Why? Such a style benefited his three best players, Chris Paul, Shai Gilgeous-Alexander and Dennis Schröder. In return, all three — established, ball-dominant, “get-in-the-paint” (as Donovan put it) lead guards — sacrificed.
And prospered. Paul revitalized his career in 2019-20, making second-team All-NBA one season after the Houston Rockets attached twin first-round picks to get out from under the remaining three years of his hefty contract. Schröder was a Sixth Man of the Year finalist. Gilgeous-Alexander appears one of the brightest young guards in the league. A team that ESPN pegged with a 0.2 percent chance of making the playoffs entering the season played to a 50-win pace, nabbed the No. 5 seed in a contentious Western Conference and rode the Rockets to the final possession of a Game 7 in the first round. In an illustrious coaching career, it might have been Donovan’s finest work.
None of the above is lost on Karnišovas.
“I think it's one of the most impressive jobs he did was last year (with the Thunder),” Karnišovas said. “His ability to adapt, to adjust, to change things, based on his roster and what he has was really impressive, regardless the turnover.”
Nor the best player on Donovan's new team.
“That’s big. That makes me extremely happy,” Zach LaVine said on a conference call with reporters when asked about Donovan’s reputation for seeking and implementing player feedback into his gameplans. “As a player, if you don’t know your strengths and weaknesses, it’s going to be hard for a coach to tell you and put you in a position to be successful. Being straight up and honest and allowing the players to voice their opinion on what they think their strengths and weaknesses are, I think can be really good.”
With all that said, projecting any set style of play onto the new-look, 2021 Bulls will probably have to wait. Until Donovan has the chance to truly and intimately become acquainted with his new team, and the players that populate it, doing so would be guesswork. Even for Donovan.
“Certainly offensively, I’d want to talk to those guys about where they think they’re at their best, where they think they can be most productive and effective. And then you partner with them and you work with them and you build out something where there’s going to be a level of sacrifice by every player,” Donovan said. “Every player is not going to have the chance to do everything that they want to do. But how do you mesh all of those guys together to get the whole to be better than the sum of the parts as a team? That would be my philosophy going forward.

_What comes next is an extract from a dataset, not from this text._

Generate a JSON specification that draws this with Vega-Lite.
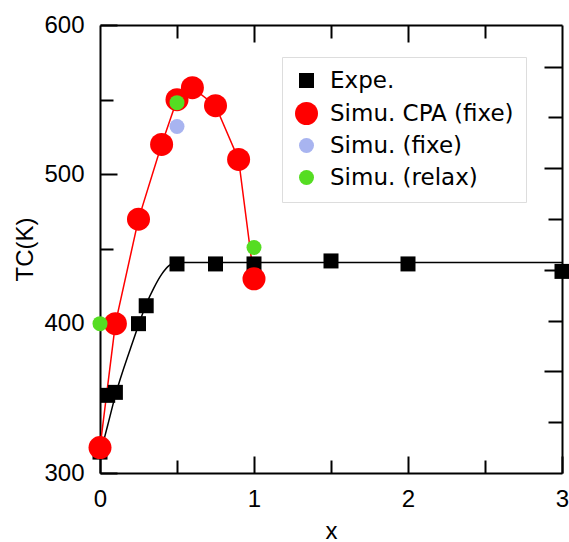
{
  "$schema": "https://vega.github.io/schema/vega-lite/v6.json",
  "width": 462,
  "height": 448,
  "autosize": "none",
  "padding": {"left": 100, "top": 25, "right": 7, "bottom": 69},
  "background": "white",
  "config": {
    "view": {"stroke": null},
    "axis": {
      "domainColor": "black",
      "domainWidth": 2,
      "tickColor": "black",
      "tickWidth": 2,
      "grid": false,
      "labelFlush": false,
      "labelFont": "Liberation Sans",
      "labelFontSize": 24,
      "labelColor": "black",
      "titleFont": "Liberation Sans",
      "titleFontSize": 24,
      "titleFontWeight": "normal",
      "titleColor": "black"
    },
    "legend": {
      "labelFont": "DejaVu Sans",
      "labelFontSize": 23,
      "labelColor": "black",
      "labelLimit": 400
    }
  },
  "datasets": {
    "fit": [
      {"x": 0, "tc": 312},
      {"x": 0.05, "tc": 332},
      {"x": 0.1, "tc": 352},
      {"x": 0.2, "tc": 384},
      {"x": 0.25, "tc": 399},
      {"x": 0.3, "tc": 413},
      {"x": 0.35, "tc": 424},
      {"x": 0.4, "tc": 433},
      {"x": 0.45, "tc": 439},
      {"x": 0.5, "tc": 441},
      {"x": 1, "tc": 441},
      {"x": 3, "tc": 441}
    ],
    "cpa": [
      {"x": 0, "tc": 317},
      {"x": 0.1, "tc": 400},
      {"x": 0.25, "tc": 470},
      {"x": 0.4, "tc": 520},
      {"x": 0.5, "tc": 550},
      {"x": 0.6, "tc": 558},
      {"x": 0.75, "tc": 546},
      {"x": 0.9, "tc": 510},
      {"x": 1, "tc": 430}
    ],
    "points": [
      {"x": 0, "tc": 314, "serie": "Expe."},
      {"x": 0.05, "tc": 352, "serie": "Expe."},
      {"x": 0.1, "tc": 354, "serie": "Expe."},
      {"x": 0.25, "tc": 400, "serie": "Expe."},
      {"x": 0.3, "tc": 412, "serie": "Expe."},
      {"x": 0.5, "tc": 440, "serie": "Expe."},
      {"x": 0.75, "tc": 440, "serie": "Expe."},
      {"x": 1, "tc": 440, "serie": "Expe."},
      {"x": 1.5, "tc": 442, "serie": "Expe."},
      {"x": 2, "tc": 440, "serie": "Expe."},
      {"x": 3, "tc": 435, "serie": "Expe."},
      {"x": 0, "tc": 317, "serie": "Simu. CPA (fixe)"},
      {"x": 0.1, "tc": 400, "serie": "Simu. CPA (fixe)"},
      {"x": 0.25, "tc": 470, "serie": "Simu. CPA (fixe)"},
      {"x": 0.4, "tc": 520, "serie": "Simu. CPA (fixe)"},
      {"x": 0.5, "tc": 550, "serie": "Simu. CPA (fixe)"},
      {"x": 0.6, "tc": 558, "serie": "Simu. CPA (fixe)"},
      {"x": 0.75, "tc": 546, "serie": "Simu. CPA (fixe)"},
      {"x": 0.9, "tc": 510, "serie": "Simu. CPA (fixe)"},
      {"x": 1, "tc": 430, "serie": "Simu. CPA (fixe)"},
      {"x": 0.5, "tc": 532, "serie": "Simu. (fixe)"},
      {"x": 0, "tc": 400, "serie": "Simu. (relax)"},
      {"x": 0.5, "tc": 548, "serie": "Simu. (relax)"},
      {"x": 1, "tc": 451, "serie": "Simu. (relax)"}
    ]
  },
  "layer": [
    {
      "data": {"name": "fit"},
      "mark": {"type": "line", "color": "black", "strokeWidth": 1.5, "interpolate": "monotone"},
      "encoding": {
        "x": {
          "field": "x", "type": "quantitative",
          "scale": {"domain": [0, 3], "nice": false, "zero": false},
          "axis": {
            "orient": "bottom",
            "title": "x",
            "values": [0, 0.5, 1, 1.5, 2, 2.5, 3],
            "labelExpr": "datum.value % 1 == 0 ? '' + datum.value : ''",
            "tickSize": {"condition": {"test": "datum.value % 1 != 0", "value": -13}, "value": -17},
            "labelPadding": 31,
            "titlePadding": 8
          }
        },
        "y": {
          "field": "tc", "type": "quantitative",
          "scale": {"domain": [300, 600], "nice": false, "zero": false},
          "axis": {
            "orient": "left",
            "title": "TC(K)",
            "values": [300, 350, 400, 450, 500, 550, 600],
            "labelExpr": "datum.value % 100 == 0 ? datum.label : ''",
            "tickSize": {"condition": {"test": "datum.value % 100 != 0", "value": -13}, "value": -17},
            "labelPadding": 33,
            "titlePadding": 6
          }
        }
      }
    },
    {
      "data": {"name": "cpa"},
      "mark": {"type": "line", "color": "#ff0000", "strokeWidth": 1.5},
      "encoding": {
        "x": {
          "field": "x", "type": "quantitative",
          "scale": {"domain": [0, 3], "nice": false, "zero": false},
          "axis": {
            "orient": "top",
            "title": null,
            "values": [0.5, 1, 1.5, 2, 2.5],
            "labels": false,
            "tickSize": {"condition": {"test": "datum.value % 1 != 0", "value": -13}, "value": -17}
          }
        },
        "y": {
          "field": "tc", "type": "quantitative",
          "scale": {"domain": [300, 600], "nice": false, "zero": false},
          "axis": {
            "orient": "right",
            "title": null,
            "values": [334, 368, 402.1, 436.1, 470.1, 504.1, 538.1, 572.2],
            "labels": false,
            "tickSize": {"condition": {"test": "indexof([368, 436.1, 504.1, 572.2], datum.value) < 0", "value": -14}, "value": -18}
          }
        }
      }
    },
    {
      "data": {"name": "points"},
      "mark": {"type": "point", "filled": true, "opacity": 1},
      "encoding": {
        "x": {"field": "x", "type": "quantitative", "scale": {"domain": [0, 3], "nice": false, "zero": false}, "axis": null},
        "y": {"field": "tc", "type": "quantitative", "scale": {"domain": [300, 600], "nice": false, "zero": false}, "axis": null},
        "color": {
          "field": "serie", "type": "nominal",
          "scale": {
            "domain": ["Expe.", "Simu. CPA (fixe)", "Simu. (fixe)", "Simu. (relax)"],
            "range": ["#000000", "#ff0000", "#a8b4f0", "#55dd22"]
          },
          "legend": {
            "title": null,
            "orient": "none",
            "legendX": 182,
            "legendY": 32,
            "padding": 12,
            "strokeColor": "#dddddd",
            "fillColor": "white",
            "symbolSize": 240,
            "rowPadding": 8,
            "labelOffset": 11,
            "encode": {"legend": {"update": {"strokeWidth": {"value": 3}}}}
          }
        },
        "shape": {
          "field": "serie", "type": "nominal",
          "scale": {
            "domain": ["Expe.", "Simu. CPA (fixe)", "Simu. (fixe)", "Simu. (relax)"],
            "range": ["square", "circle", "circle", "circle"]
          },
          "legend": {
            "title": null,
            "orient": "none",
            "legendX": 182,
            "legendY": 32,
            "padding": 12,
            "strokeColor": "#dddddd",
            "fillColor": "white",
            "symbolSize": 240,
            "rowPadding": 8,
            "labelOffset": 11,
            "encode": {"legend": {"update": {"strokeWidth": {"value": 3}}}}
          }
        },
        "size": {
          "field": "serie", "type": "nominal",
          "scale": {
            "type": "ordinal",
            "domain": ["Expe.", "Simu. CPA (fixe)", "Simu. (fixe)", "Simu. (relax)"],
            "range": [225, 529, 225, 225]
          },
          "legend": null
        }
      }
    }
  ],
  "resolve": {"axis": {"x": "independent", "y": "independent"}}
}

“But that would take a lot of time on my part to watch film and to spend time with the players.”
Whatever he lands on, his commitment, along with Karnisovas, Eversley and seemingly all of the Bulls’ new hires, is to create a “player-first program,” in Donovan’s words. Relationships go into that. Communication goes into that. Respect goes into that.
As does buy-in, and confidence, from players. Empowering players in the team-building process can go a long way towards deepening their investment.
“I’ve always felt like the sign of a great player is a player who makes everyone around them better,” Donovan said. “When they’re playing their role and they’re making the group better, I think they have a chance to continue to blossom and grow and improve through that.”
Hold that against Karnišovas’ reasons for “relentlessly” pursuing Donovan in the first place, and it’s evident why both of them fawned over a potential hand-in-hand partnership to build the Bulls back to prominence.
“In all of my conversations and my personal meetings with Billy two things stood out,” Karnišovas said, “first, he’s a great communicator and values his relationships with others. And second, he has the ability to inspire enthusiasm in others to strive for a common goal.”
If the Bulls’ turnaround sparks next season, bank on those qualities being at the core of why.